The Bernstein model, however is more flexible, with brilliant melismatic passages and massed writing for blocks of voices. A tender solo for boy treble packed an emotional wallop, as did the rising, swelling plea for peace and sanity that formed the climax of the work. The Westminster Symphonic Choir, who have enjoyed a long and successful partnership with their Broad Street neighbors, proved ideal interpreters of this powerful and under-performed piece.
However, even the heavenly aspirations of the Bernstein work paled next to Philadelphia Voices, a sprawling and ambitious cantata from the pen of composer Tod Machover. Voices adds three additional choirs to the stage, and is written for large orchestra and added voice samples and electronics. It is an attempt to encompass the whole of the City of Brotherly Love in twenty-five minutes, an ambitious tour in the time it takes to walk from Center City to 30th Street Station.

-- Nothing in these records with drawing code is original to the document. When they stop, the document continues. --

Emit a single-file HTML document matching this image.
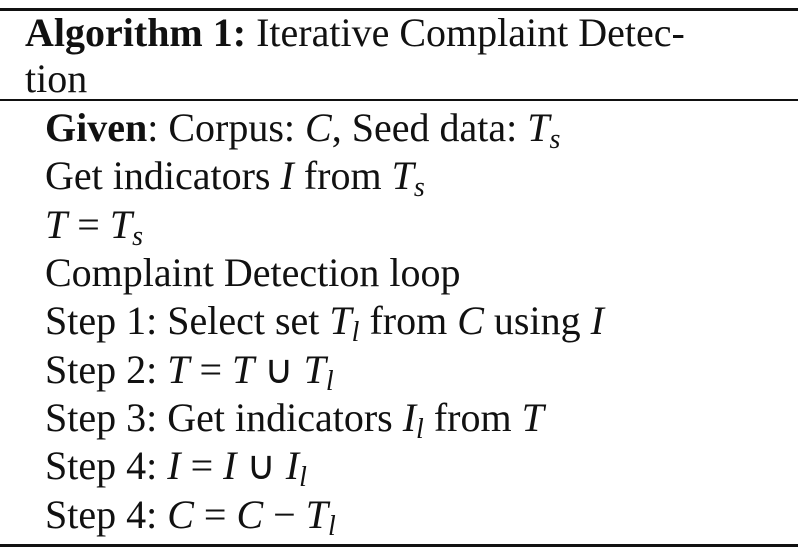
<!DOCTYPE html>
<html><head><meta charset="utf-8"><style>
html,body{margin:0;padding:0;background:#fff;}
svg{display:block;}
text{font-family:"Liberation Serif",serif;font-size:40px;fill:#111;}
.b{font-weight:bold;}
.i{font-style:italic;}
</style></head><body>
<svg width="798" height="554" viewBox="0 0 798 554">
<rect x="0" y="8" width="798" height="3" fill="#111"/>
<text x="25" y="46"><tspan class="b">Algorithm 1:</tspan> Iterative  Complaint  Detec-</text>
<text x="25" y="92">tion</text>
<rect x="0" y="99" width="798" height="2" fill="#111"/>
<text x="45" y="141"><tspan class="b">Given</tspan>: Corpus: <tspan class="i">C</tspan>, Seed data: <tspan class="i">T</tspan><tspan class="i" font-size="28" dy="7">s</tspan></text>
<text x="45" y="189">Get indicators <tspan class="i">I</tspan> from <tspan class="i">T</tspan><tspan class="i" font-size="28" dy="7">s</tspan></text>
<text x="45" y="238"><tspan class="i">T</tspan> = <tspan class="i">T</tspan><tspan class="i" font-size="28" dy="7">s</tspan></text>
<text x="45" y="286">Complaint Detection loop</text>
<text x="45" y="334">Step 1: Select set <tspan class="i">T</tspan><tspan class="i" font-size="28" dy="7">l</tspan><tspan dy="-7"> from </tspan><tspan class="i">C</tspan> using <tspan class="i">I</tspan></text>
<text x="45" y="383">Step 2: <tspan class="i">T</tspan> = <tspan class="i">T</tspan> ∪ <tspan class="i">T</tspan><tspan class="i" font-size="28" dy="7">l</tspan></text>
<text x="45" y="431">Step 3: Get indicators <tspan class="i">I</tspan><tspan class="i" font-size="28" dy="7">l</tspan><tspan dy="-7"> from </tspan><tspan class="i">T</tspan></text>
<text x="45" y="479">Step 4: <tspan class="i">I</tspan> = <tspan class="i">I</tspan> ∪ <tspan class="i">I</tspan><tspan class="i" font-size="28" dy="7">l</tspan></text>
<text x="45" y="528">Step 4: <tspan class="i">C</tspan> = <tspan class="i">C</tspan> − <tspan class="i">T</tspan><tspan class="i" font-size="28" dy="7">l</tspan></text>
<rect x="0" y="544" width="798" height="3" fill="#111"/>
</svg>
</body></html>
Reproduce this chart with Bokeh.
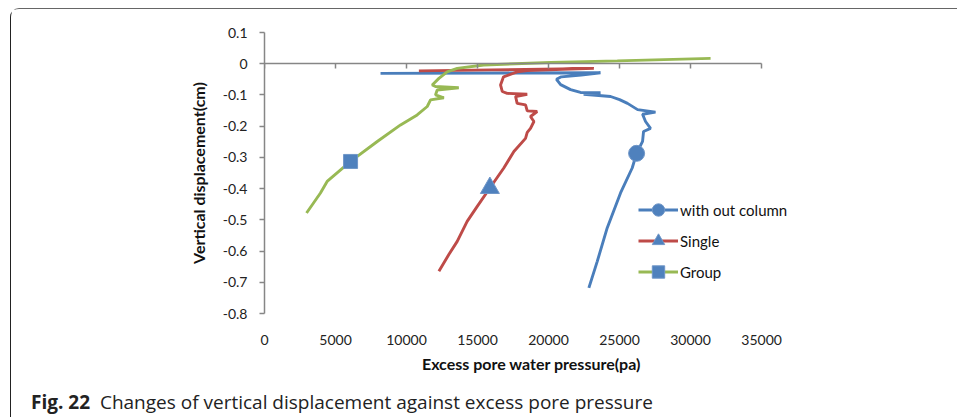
from bokeh.plotting import figure
from bokeh.layouts import column
from bokeh.models import (Range1d, LinearAxis, FixedTicker, Legend, LegendItem, Div)
from bokeh.embed import file_html
from bokeh.resources import INLINE

# Excess pore water pressure (Pa) vs vertical displacement (cm)
without_x = [8170, 23660, 22300, 20900, 20560, 20850, 21550, 22250, 23660, 22470,
             24370, 25000, 25560, 26270, 27530, 26620, 26830, 27180, 26690, 26620,
             26200, 25890, 25070, 24130, 23430, 22840]
without_y = [-0.031, -0.029, -0.036, -0.042, -0.050, -0.067, -0.083, -0.092, -0.093, -0.098,
             -0.105, -0.115, -0.127, -0.147, -0.155, -0.162, -0.185, -0.207, -0.217, -0.249,
             -0.287, -0.334, -0.414, -0.526, -0.633, -0.718]

single_x = [10870, 23190, 21000, 18500, 17790, 16830, 16620, 16740, 17090, 18500,
            17680, 17790, 18380, 18500, 19200, 18730, 18970, 18730, 18500, 18380,
            17560, 16850, 15870, 14980, 14270, 13570, 12980, 12280]
single_y = [-0.023, -0.015, -0.018, -0.022, -0.026, -0.042, -0.068, -0.089, -0.095, -0.098,
            -0.105, -0.127, -0.132, -0.151, -0.153, -0.169, -0.185, -0.207, -0.220, -0.239,
            -0.281, -0.334, -0.398, -0.457, -0.505, -0.569, -0.611, -0.665]

group_x = [31410, 24840, 20140, 15440, 13570, 12860, 12280, 11810, 12040, 13680,
           12160, 12040, 12630, 11690, 11460, 10750, 9580, 7940, 6060, 4410, 3940, 2960]
group_y = [0.017, 0.009, 0.004, -0.004, -0.015, -0.026, -0.047, -0.068, -0.073, -0.077,
           -0.084, -0.100, -0.109, -0.116, -0.137, -0.164, -0.196, -0.249, -0.313, -0.377,
           -0.414, -0.478]

# the single highlighted point of each series
mark_without = (26200, -0.287)
mark_single = (15870, -0.398)
mark_group = (6060, -0.313)

series_names = ["with out column", "Single", "Group"]
x_ticks = [0, 5000, 10000, 15000, 20000, 25000, 30000, 35000]
y_ticks = [0.1, 0.0, -0.1, -0.2, -0.3, -0.4, -0.5, -0.6, -0.7, -0.8]
y_tick_labels = ["0.1", "0", "-0.1", "-0.2", "-0.3", "-0.4", "-0.5", "-0.6", "-0.7", "-0.8"]
caption_head = "Fig. 22"
caption_body = "Changes of vertical displacement against excess pore pressure"

FONT = "Lato"
AXIS_GREY = "#868686"
BLUE_LINE = "#4A7EBB"
RED_LINE = "#BE4B48"
GREEN_LINE = "#98B954"
MARK_FILL = "#4F81BD"
X_BOUNDS = (0, 35000)

# the x range runs a little past the last tick so the legend fits inside the frame;
# the axes themselves stop at 35000
p = figure(width=946, height=374, output_backend="svg", toolbar_location=None,
           x_range=Range1d(0, 37600), y_range=Range1d(-0.8, 0.1),
           x_axis_type=None, y_axis_type=None,
           min_border_left=253, min_border_right=159, min_border_top=23,
           min_border_bottom=70)
p.outline_line_color = None
p.xgrid.visible = False
p.ygrid.visible = False
p.background_fill_color = "white"
p.border_fill_color = "white"

# bottom axis: tick labels and title only
xax = LinearAxis(ticker=FixedTicker(ticks=x_ticks), bounds=X_BOUNDS,
                 axis_label="Excess pore water pressure(pa)")
xax.axis_line_color = None
xax.major_tick_line_color = None
xax.minor_tick_line_color = None
xax.major_label_standoff = 15
xax.major_label_text_font = FONT
xax.major_label_text_font_size = "14px"
xax.major_label_text_color = "#222222"
xax.axis_label_text_font = FONT
xax.axis_label_text_font_style = "bold"
xax.axis_label_text_font_size = "16px"
xax.axis_label_text_color = "#111111"
xax.axis_label_standoff = 6
xax.formatter.use_scientific = False
p.add_layout(xax, "below")

# horizontal axis line crossing at zero displacement
zax = LinearAxis(ticker=FixedTicker(ticks=x_ticks), fixed_location=0, bounds=X_BOUNDS)
zax.axis_line_color = AXIS_GREY
zax.axis_line_width = 1.5
zax.major_tick_line_color = AXIS_GREY
zax.major_tick_line_width = 1.5
zax.major_tick_in = 5
zax.major_tick_out = 0
zax.minor_tick_line_color = None
zax.major_label_text_font_size = "0px"
zax.major_label_text_alpha = 0
p.add_layout(zax, "above")

yax = LinearAxis(ticker=FixedTicker(ticks=y_ticks),
                 axis_label="Vertical displacement(cm)")
yax.major_label_overrides = {t: s for t, s in zip(y_ticks, y_tick_labels)}
yax.axis_line_color = AXIS_GREY
yax.axis_line_width = 1.5
yax.major_tick_line_color = AXIS_GREY
yax.major_tick_line_width = 1.5
yax.major_tick_out = 5
yax.major_tick_in = 0
yax.minor_tick_line_color = None
yax.major_label_standoff = 12
yax.major_label_text_font = FONT
yax.major_label_text_font_size = "14px"
yax.major_label_text_color = "#222222"
yax.axis_label_text_font = FONT
yax.axis_label_text_font_style = "bold"
yax.axis_label_text_font_size = "16px"
yax.axis_label_text_color = "#111111"
yax.axis_label_standoff = 12
p.add_layout(yax, "left")

lw = 2.9
r_without = p.line(without_x, without_y, line_color=BLUE_LINE, line_width=lw)
r_single = p.line(single_x, single_y, line_color=RED_LINE, line_width=lw)
r_group = p.line(group_x, group_y, line_color=GREEN_LINE, line_width=lw)

m_without = p.scatter([mark_without[0]], [mark_without[1]], marker="circle", size=16,
                      fill_color=MARK_FILL, line_color="#6F96C8", line_width=1)
m_single = p.scatter([mark_single[0]], [mark_single[1]], marker="triangle", size=19,
                     fill_color=MARK_FILL, line_color="#6F96C8", line_width=1)
m_group = p.scatter([mark_group[0]], [mark_group[1]], marker="square", size=14,
                    fill_color=MARK_FILL, line_color="#6F96C8", line_width=1)

legend = Legend(items=[
    LegendItem(label=series_names[0], renderers=[r_without, m_without]),
    LegendItem(label=series_names[1], renderers=[r_single, m_single]),
    LegendItem(label=series_names[2], renderers=[r_group, m_group]),
], location=(374, 26))
legend.glyph_width = 40
legend.glyph_height = 31
legend.label_height = 31
legend.spacing = 0
legend.padding = 0
legend.margin = 0
legend.label_standoff = 2
legend.border_line_color = None
legend.background_fill_alpha = 0
legend.label_text_font = FONT
legend.label_text_font_size = "15px"
legend.label_text_color = "#111111"
p.add_layout(legend, "center")

caption = Div(
    text=f"<b>{caption_head}</b>&nbsp; {caption_body}",
    width=946, height=28,
    styles={"font-family": "Open Sans", "font-size": "19px", "line-height": "28px",
            "color": "#222222", "padding-left": "15px", "white-space": "nowrap"})

# panel with a rounded top-left corner around the chart and its caption
page = column(p, caption, spacing=0,
              styles={"margin-left": "10px", "margin-top": "8px",
                      "border-top": "1.5px solid #666666",
                      "border-left": "1.2px solid #222222",
                      "border-top-left-radius": "9px"})

open("out.html", "w").write(file_html(page, INLINE))
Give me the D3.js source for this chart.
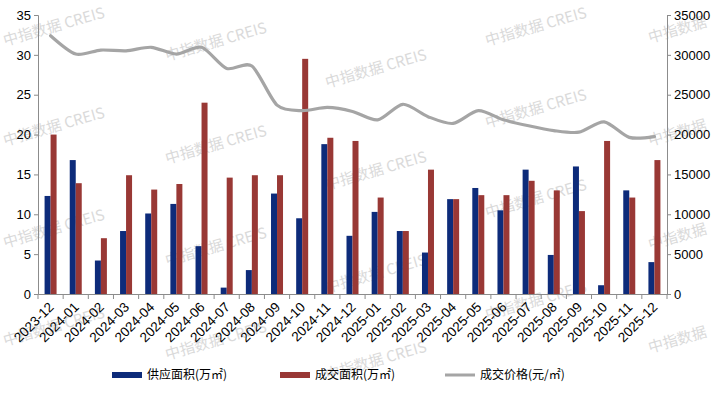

The vibrant energy of the Philly streets filled the air of Carnegie Hall, with the work incorporating samples and interviews from the people of that great city: from the grill man at Pat's Philly Cheesesteaks (complete with the sound of sizzling meat and onions, an idea redolent of Pink Floyd's "Alan's Psychedelic Breakfast") to the enthusiastic input of ordinary citizens interviewed and sampled in a journalistic style, to the cry of triumph as the Philadelphia Eagles (at long last) won their first Super Bowl championship.
Everything from the rainbow diversity of Philadelphia's people, to block parties to Benjamin Franklin is celebrated in this piece, which found Mr. Machover taking his place as an ambitious young composer, writing for voice and orchestra in the model of his fellow Pennsylvanian Julia Wolfe. The last sections underlined the history of the Constitution, the drawing and signing of that great document and the weight of Philadelphia's history as a shining beacon in the darkness of 2018 America. This is an eccentric and very modern work; an instant classic.
The second half featured Mussorgsky's Pictures at an Exhibition in its familiar patina of orchestration by Maurice Ravel. To their credit, Mr. Nézet-Séguin and his Philly crew rubbed the varnish and shellac from this venerable chestnut, revealing the bright orchestral colors and agonized emotions that penetrate each frame of the work. In an era where many conductors simply paint by numbers, Mr. Nézet-Séguin used Pictures at an Exhibition to once more create essential art.